We have observed histoarchitectural differences between classic and occult choroidal neovascularisation. The 18 classic choroidal neovascular membranes have a major subretinal fibrovascular component and only 10 of these have an additional minor sub-RPE component. In contrast, the 10 occult choroidal neovascular membranes have a sub-RPE fibrovascular component and in two of them an additional thin fibrous subretinal membrane is seen. The two mixed choroidal neovascular membranes were composed of both subretinal as well as sub-RPE fibrovascular components. Other histological characteristics may additionally contribute to the angiographic differences: accumulation of degenerated outer segment material interspersed with fibrin tends to be seen at the lateral edges of classic membranes, corresponding to “the rim” reported by Lopez et al 19 while such material is more diffusely distributed over the entire surface of occult choroidal neovascular membranes.
These findings challenge the concept that choroidal neovascularisation in age related macular degeneration grows under the RPE.1-11 Choroidal neovascularisation in age related macular degeneration probably starts as sub-RPE fibrovascular tissue. It will probably be visible as occult choroidal neovascularisation when it continues to grow in the sub-RPE space but will appear classic or mixed when it grows through the plane of the native RPE and proliferates in the subretinal space.
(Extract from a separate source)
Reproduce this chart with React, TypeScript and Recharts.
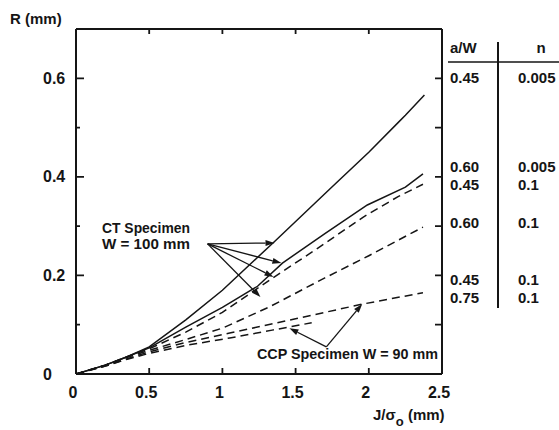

Gass5 6 suggested that choroidal neovascularisation in age related maculopathy grows primarily under the RPE (type 1), in contrast with choroidal neovascularisation in younger patients with presumed ocular histoplasmosis syndrome or with other disorders, where it occurs in the subretinal space (type 2). By accepting this architectural difference, he could intuitively explain the striking difference in surgical results between the two groups. He related the angiographic appearance to a difference in blood flow rate: the blood flow is slow in occult choroidal neovascularisation. With an increase in blood flow through the network with a thinned overlying RPE, classic neovascularisation may be observed.6
Grossniklaus and Green15 were able to orient 32 surgical specimens from patients with new subfoveal choroidal neovascularisation, recurrent subfoveal choroidal neovascularisation, or large subfoveal subretinal haemorrhages due to age related macular degeneration for the submacular surgery trial. Sixteen membranes had a sub-RPE fibrovascular component and 29 contained a subretinal fibrovascular component. Sixteen membranes were entirely subretinal. They suggested that more specimens may have had a sub-RPE component owing to the excision of subretinal component only. These results15 as well as others16 already indicated that subretinal neovascularisation is a more common component of choroidal neovascularisation in age related macular degeneration than was previously thought1 4-8 and are concordant with our findings in well defined choroidal neovascularisation.
In conclusion, the present results offer an alternative, architectural explanation for the angiographic appearance of classic and occult choroidal neovascularisation in age related macular degeneration. Classic membranes probably grow above the native RPE and are often associated with a smaller fibrovascular component under the RPE. Occult membranes grow under the RPE and BLD.